During the quarter, Nokia sold 7.4 million smart devices, its term for high-end smartphones, all of them Lumia devices running Windows Phone. That’s 27 percent down on the same period last year, when it sold 10.2 million smart devices: 4 million Lumias and 6.2 million older phones running the company’s now-abandoned Symbian OS. Sales of smart devices dropped more slowly by value, down 24 percent to €1.16 billion, buoyed by a 4 percent rise in average selling price.
Sales of what Nokia calls mobile phones—feature phones and more basic smartphones such as its Asha range—fell 39 percent in value, to €1.41 billion, hit by the same 27 percent fall in volume as smart devices but also a 16 percent drop in average selling price.
Nokia’s operating loss on devices and services has shrunk to €33 million from €473 million a year earlier. The company expects phone sales to pick up in the third quarter, but for operating profit to hover on the wrong side of break-even.

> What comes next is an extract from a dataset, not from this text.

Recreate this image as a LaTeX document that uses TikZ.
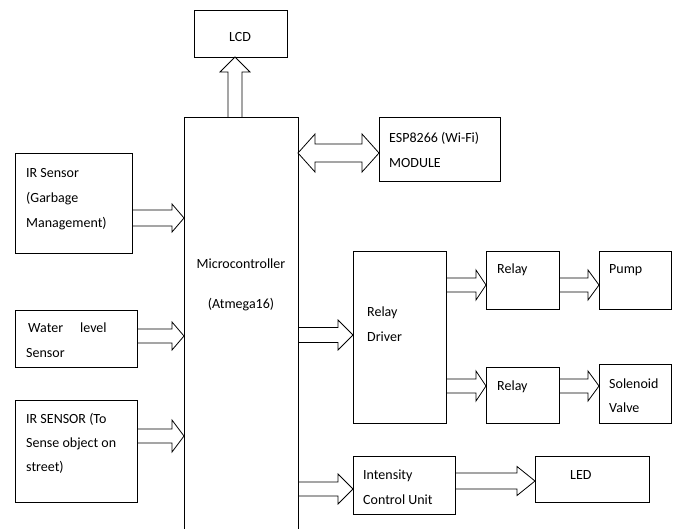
\documentclass[tikz,border=0pt]{standalone}
\usepackage{fontspec}
\setmainfont{Carlito}
\usetikzlibrary{calc}
\tikzset{
 box/.style={draw, line width=0.8pt, inner sep=0pt, outer sep=0pt, rectangle},
 txt/.style={anchor=base west, inner sep=0pt, font=\fontsize{14}{17}\selectfont},
 ctxt/.style={anchor=base, inner sep=0pt, font=\fontsize{14}{17}\selectfont},
 fat/.style={draw, line width=0.8pt, line join=miter}
}
% horizontal block arrow: start, tip, shaft half width, head half width, head length
\newcommand{\hfat}[5]{%
 \path[fat] let \p1=#1, \p2=#2 in
 (\x1,\y2+#3pt) -- (\x2-#5pt,\y2+#3pt) -- (\x2-#5pt,\y2+#4pt) -- (\x2,\y2)
 -- (\x2-#5pt,\y2-#4pt) -- (\x2-#5pt,\y2-#3pt) -- (\x1,\y2-#3pt);}
% vertical (upward) block arrow
\newcommand{\vfat}[5]{%
 \path[fat] let \p1=#1, \p2=#2 in
 (\x2+#3pt,\y1) -- (\x2+#3pt,\y2-#5pt) -- (\x2+#4pt,\y2-#5pt) -- (\x2,\y2)
 -- (\x2-#4pt,\y2-#5pt) -- (\x2-#3pt,\y2-#5pt) -- (\x2-#3pt,\y1);}
% double-headed horizontal block arrow
\newcommand{\dfat}[5]{%
 \path[fat] let \p1=#1, \p2=#2 in
 (\x1,\y1) -- (\x1+#5pt,\y1+#4pt) -- (\x1+#5pt,\y1+#3pt) -- (\x2-#5pt,\y1+#3pt)
 -- (\x2-#5pt,\y1+#4pt) -- (\x2,\y1) -- (\x2-#5pt,\y1-#4pt) -- (\x2-#5pt,\y1-#3pt)
 -- (\x1+#5pt,\y1-#3pt) -- (\x1+#5pt,\y1-#4pt) -- cycle;}
\begin{document}
\begin{tikzpicture}[x=1pt,y=-1pt]
\useasboundingbox (0,0) rectangle (676,528);
\fill[white] (0,0) rectangle (676,528);
\clip (0,0) rectangle (676,528);

% boxes
\node[box, minimum width=93pt,  minimum height=47pt]  (lcd)  at (240.5,33.5) {};
\node[box, minimum width=114pt, minimum height=423pt] (mcu)  at (241,328.5) {};
\node[box, minimum width=121pt, minimum height=64pt]  (esp)  at (439.5,149) {};
\node[box, minimum width=117pt, minimum height=100pt] (ir1)  at (73.5,203) {};
\node[box, minimum width=122pt, minimum height=57pt]  (wl)   at (76,338.5) {};
\node[box, minimum width=122pt, minimum height=102pt] (ir2)  at (76,451) {};
\node[box, minimum width=93pt,  minimum height=172pt] (drv)  at (399.5,337) {};
\node[box, minimum width=73pt,  minimum height=58pt]  (r1)   at (522.5,280) {};
\node[box, minimum width=72pt,  minimum height=58pt]  (pump) at (635,280) {};
\node[box, minimum width=73pt,  minimum height=56pt]  (r2)   at (522.5,395) {};
\node[box, minimum width=72pt,  minimum height=59pt]  (sol)  at (635,393.5) {};
\node[box, minimum width=102pt, minimum height=58pt]  (icu)  at (404,485) {};
\node[box, minimum width=114pt, minimum height=46pt]  (led)  at (592,479) {};

% arrow levels
\coordinate (ylcd) at (235,0);
\coordinate (yesp) at (0,153);
\coordinate (y1) at (0,218);
\coordinate (y2) at (0,336);
\coordinate (y3) at (0,436);
\coordinate (y4) at (0,335);
\coordinate (y5) at (0,285);
\coordinate (y6) at (0,386);
\coordinate (y7) at (0,489);
\coordinate (y8) at (0,481);

% connectors
\vfat{(mcu.north -| ylcd)}{(lcd.south -| ylcd)}{7}{15}{15}
\dfat{(mcu.east |- yesp)}{(esp.west |- yesp)}{9}{19}{17}
\hfat{(ir1.east |- y1)}{(mcu.west |- y1)}{8}{14}{12}
\hfat{(wl.east |- y2)}{(mcu.west |- y2)}{7}{14}{12}
\hfat{(ir2.east |- y3)}{(mcu.west |- y3)}{7}{16}{12}
\hfat{(mcu.east |- y4)}{(drv.west |- y4)}{7.5}{15}{15}
\hfat{(drv.east |- y5)}{(r1.west |- y5)}{7}{15}{10}
\hfat{(r1.east |- y5)}{(pump.west |- y5)}{7}{15}{11}
\hfat{(drv.east |- y6)}{(r2.west |- y6)}{7}{15}{10}
\hfat{(r2.east |- y6)}{(sol.west |- y6)}{7}{15}{11}
\hfat{(mcu.east |- y7)}{(icu.west |- y7)}{7}{15}{15}
\hfat{(icu.east |- y8)}{(led.west |- y8)}{8}{14.5}{18}

% texts
\node[ctxt] (tlcd) at (240,41) {LCD};
\node[ctxt] (tmc1) at (241,268) {Microcontroller};
\node[ctxt] (tmc2) at (241,308) {(Atmega16)};
\node[txt] (tesp1) at (389,142) {ESP8266 (Wi-Fi)};
\node[txt] (tesp2) at (389,167) {MODULE};
\node[txt] (tir1a) at (26,177) {IR Sensor};
\node[txt] (tir1b) at (26,202) {(Garbage};
\node[txt] (tir1c) at (26,227) {Management)};
\node[txt] (twl1) at (28,332) {Water\hspace{17pt}level};
\node[txt] (twl2) at (26,357) {Sensor};
\node[txt] (tir2a) at (26,423) {IR SENSOR (To};
\node[txt] (tir2b) at (26,447) {Sense object on};
\node[txt] (tir2c) at (26,471) {street)};
\node[txt] (tdrv1) at (367,316) {Relay};
\node[txt] (tdrv2) at (367,341) {Driver};
\node[txt] (tr1) at (497,273) {Relay};
\node[txt] (tpump) at (609,273) {Pump};
\node[txt] (tr2) at (497,390) {Relay};
\node[txt] (tsol1) at (609,388) {Solenoid};
\node[txt] (tsol2) at (609,412) {Valve};
\node[txt] (ticu1) at (363,479) {Intensity};
\node[txt] (ticu2) at (363,504) {Control Unit};
\node[txt] (tled) at (570,479) {LED};
\end{tikzpicture}
\end{document}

Sales at Nokia Siemens Networks, the network equipment company over which Nokia has now assumed full control, fell 17 percent year on year to €2.78 billion, with the division moving to an operating profit of €8 million from an operating loss of €226 million a year earlier. In the third quarter, Nokia forecasts that the division’s operating margin will rise to between 3 percent and 11 percent.
Nokia’s navigation and mapping division, Here, saw an 18 percent decline in sales, to €233 million, with an operating loss of €89 million, not quite as bad as the year-earlier operating loss of €95 million.